Multi-Creator Campaign Coordination
Managing 20–50 creators simultaneously requires systems that scale:
- Staggered posting schedule: Don't post all creators on the same day. A rolling launch (3–5 creators per day over 2 weeks) maintains sustained campaign momentum and allows performance data from early posts to inform briefing adjustments for later creators.
- Creator communication templates: Standardize outreach, brief delivery, feedback, and payment confirmation emails with templates. Personalize the key details but use consistent structure. This saves hours per campaign and creates clear communication records.
- Creator management tools: At 10+ simultaneous creator activations, purpose-built tools (Grin, Aspire, Creator.co) become worth their subscription cost for centralized communication, contract management, and performance tracking.
Post-Campaign Analysis
The post-campaign analysis determines whether the campaign should be repeated, adjusted, or abandoned — and which creators are worth re-booking.
For rate tables across all tiers, formats and platforms, see our influencer marketing pricing guides.

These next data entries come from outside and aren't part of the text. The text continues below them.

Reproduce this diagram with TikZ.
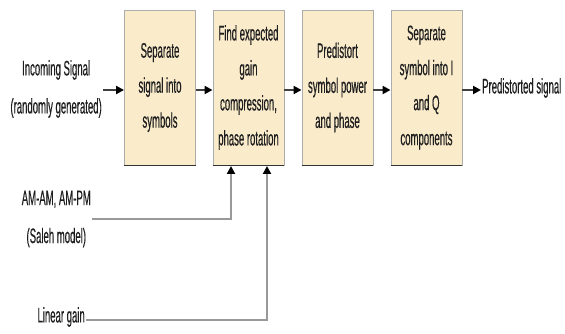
\documentclass[tikz,border=0pt]{standalone}
\usepackage{fontspec}
\setmainfont[FakeStretch=0.455,FakeBold=0.4]{Liberation Sans}
\usetikzlibrary{arrows.meta}
\definecolor{boxfill}{HTML}{FAEBCB}
\definecolor{txt}{HTML}{1E1E1E}
\tikzset{
  blk/.style={draw=gray!65, line width=0.9pt, fill=boxfill, minimum width=71pt, minimum height=155pt, inner sep=0pt, align=center, text=txt, font=\fontsize{21}{35}\selectfont},
  lbl/.style={align=center, text=txt, inner sep=1pt, font=\fontsize{21}{38}\selectfont},
  flow/.style={draw=txt!85, line width=2pt, -{Triangle[length=8pt,width=8pt,black]}},
  feed/.style={draw=gray!80, line width=2pt, -{Triangle[length=8pt,width=8pt,black]}}
}
\begin{document}
\begin{tikzpicture}[x=1pt,y=-1pt]
\useasboundingbox (0,0) rectangle (565,334);
\node[blk] (b1) at (160,87.5) {Separate\\signal into\\symbols};
\node[blk] (b2) at (248.5,87.5) {Find expected\\gain\\compression,\\phase rotation};
\node[blk] (b3) at (337.5,87.5) {Predistort\\symbol power\\and phase};
\node[blk] (b4) at (426.5,87.5) {Separate\\symbol into I\\and Q\\components};
\foreach \b in {b1,b2,b3,b4}{
  \draw[line width=1.5pt, black!80] (\b.south west) -- (\b.south east);
}
\node[lbl, anchor=east] (in) at (103,89) {Incoming Signal\\(randomly generated)};
\node[lbl, anchor=west] (out) at (481,88) {Predistorted signal};
\node[lbl, anchor=east] (am) at (92,219) {AM-AM, AM-PM\\(Saleh model)};
\node[lbl, anchor=east] (lg) at (86,317) {Linear gain};
\coordinate (c1) at (231,166);
\coordinate (c2) at (267,166);
\draw[flow] (in.east) ++(0,1) -- (b1.west |- 0,90);
\draw[flow] (b1.east) ++(0,2.5) -- (b2.west |- 0,90);
\draw[flow] (b2.east) ++(0,2.5) -- (b3.west |- 0,90);
\draw[flow] (b3.east) ++(0,2.5) -- (b4.west |- 0,90);
\draw[flow] (b4.east) ++(0,2.5) -- (out.west |- 0,90);
\draw[feed] (am.east) -- (c1 |- am.east) -- (c1);
\draw[feed] (lg.east) ++(0,3) -- (c2 |- 0,320) -- (c2);
\end{tikzpicture}
\end{document}
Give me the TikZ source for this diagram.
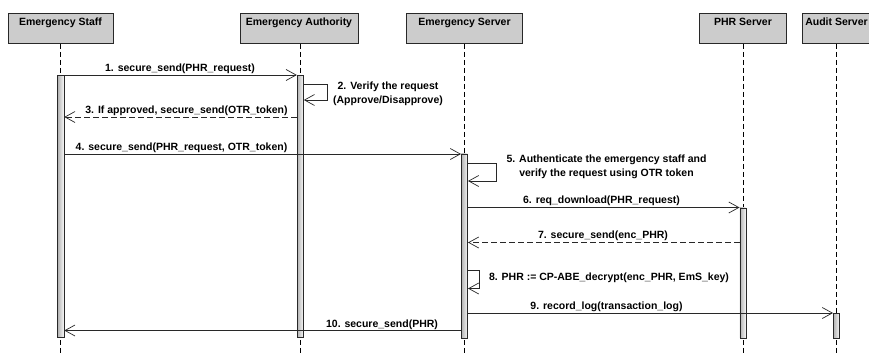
\documentclass[tikz,border=0pt]{standalone}
\usepackage{fontspec}
\setmainfont{Liberation Sans}
\usetikzlibrary{arrows.meta}
\definecolor{headfill}{RGB}{204,204,204}
\definecolor{ink}{RGB}{40,40,40}
\begin{document}
\begin{tikzpicture}[x=1pt,y=-1pt,
  font=\bfseries\fontsize{10.5}{12}\selectfont,
  headbox/.style={draw=ink, fill=headfill, line width=0.8pt, minimum height=30pt, inner sep=0pt, anchor=north},
  headtext/.style={anchor=base, inner sep=0pt},
  lifeline/.style={draw=black, line width=0.7pt, dash pattern=on 5pt off 3pt},
  actbar/.style={draw=ink, line width=0.7pt, left color=gray!60, right color=gray!5, minimum width=6.3pt, inner sep=0pt, anchor=north},
  call/.style={draw=ink, line width=0.7pt, -{Straight Barb[length=10pt,width=11pt]}},
  reply/.style={call, dash pattern=on 6pt off 3pt},
  msglabel/.style={anchor=base, inner sep=0pt},
]
\useasboundingbox (0,0) rectangle (869,354);

% participants
\node[headbox, minimum width=105pt] (staff) at (60.5,13) {};
\node[headbox, minimum width=118pt] (auth)  at (299,13) {};
\node[headbox, minimum width=116pt] (srv)   at (464.5,13) {};
\node[headbox, minimum width=87pt]  (phr)   at (743,13) {};
\node[headbox, minimum width=68pt]  (audit) at (836.5,13) {};
\node[headtext] (staffname) at (60.5,25) {Emergency Staff};
\node[headtext] (authname)  at (299,25) {Emergency Authority};
\node[headtext] (srvname)   at (464.5,25) {Emergency Server};
\node[headtext] (phrname)   at (743,25) {PHR Server};
\node[headtext] (auditname) at (836.5,25) {Audit Server};

% lifelines
\draw[lifeline] (staff.south -| 60.5,0) -- ++(0,311);
\draw[lifeline] (auth.south -| 300.3,0) -- ++(0,311);
\draw[lifeline] (srv.south) -- ++(0,311);
\draw[lifeline] (phr.south) -- ++(0,311);
\draw[lifeline] (audit.south) -- ++(0,311);

% activation bars
\node[actbar, minimum height=262pt]   (staffbar) at (60.8,75) {};
\node[actbar, minimum height=262pt]   (authbar)  at (300.3,75) {};
\node[actbar, minimum height=184.5pt] (srvbar)   at (464.5,153.5) {};
\node[actbar, minimum height=130pt]   (phrbar)   at (743,207.5) {};
\node[actbar, minimum height=24.5pt]  (auditbar) at (836.5,313) {};

% 1
\draw[call] (staffbar.east |- 0,75) -- (authbar.west |- 0,75);
\node[msglabel] (l1) at (180,71) {1. secure\_send(PHR\_request)};
% 2
\draw[call] (authbar.east |- 0,84) -- ++(24,0) -- ++(0,16) -- (authbar.east |- 0,100);
\node[msglabel] (l2a) at (388,89) {2. Verify the request};
\node[msglabel] (l2b) at (388,103) {(Approve/Disapprove)};
% 3
\draw[reply] (authbar.west |- 0,117) -- (staffbar.east |- 0,117);
\node[msglabel] (l3) at (186.5,113) {3. If approved, secure\_send(OTR\_token)};
% 4
\draw[call] (staffbar.east |- 0,154) -- (srvbar.west |- 0,154);
\node[msglabel] (l4) at (181.5,150) {4. secure\_send(PHR\_request, OTR\_token)};
% 5
\draw[call] (srvbar.east |- 0,163) -- ++(28,0) -- ++(0,18) -- (srvbar.east |- 0,181);
\node[msglabel] (l5a) at (606.5,162) {5. Authenticate the emergency staff and};
\node[msglabel] (l5b) at (606.5,176) {verify the request using OTR token};
% 6
\draw[call] (srvbar.east |- 0,207.5) -- (phrbar.west |- 0,207.5);
\node[msglabel] (l6) at (601.5,203) {6. req\_download(PHR\_request)};
% 7
\draw[reply] (phrbar.west |- 0,242.5) -- (srvbar.east |- 0,242.5);
\node[msglabel] (l7) at (603,238.5) {7. secure\_send(enc\_PHR)};
% 8
\draw[call] (srvbar.east |- 0,270.5) -- ++(11,0) -- ++(0,18) -- (srvbar.east |- 0,288.5);
\node[msglabel] (l8) at (609,280.5) {8. PHR := CP-ABE\_decrypt(enc\_PHR, EmS\_key)};
% 9
\draw[call] (srvbar.east |- 0,313) -- (auditbar.west |- 0,313);
\node[msglabel] (l9) at (606.5,309.5) {9. record\_log(transaction\_log)};
% 10
\draw[call] (srvbar.west |- 0,330.5) -- (staffbar.east |- 0,330.5);
\node[msglabel] (l10) at (382,327) {10. secure\_send(PHR)};
\end{tikzpicture}
\end{document}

- CPM (cost per thousand impressions): Total spend ÷ total impressions × 1,000. Benchmark against your paid social CPMs to assess relative efficiency.
- CPA (cost per action): Total spend ÷ total attributed conversions. The key metric for direct-response campaigns.
- Creator performance ranking: Rank all creators by key performance metric (CPM, CPA, engagement rate). The top 20% typically drive 60–70% of results — these are your re-booking priority list.
- Content performance analysis: Which creative formats, hooks, or approaches generated the highest engagement? These insights should directly inform the next campaign's brief.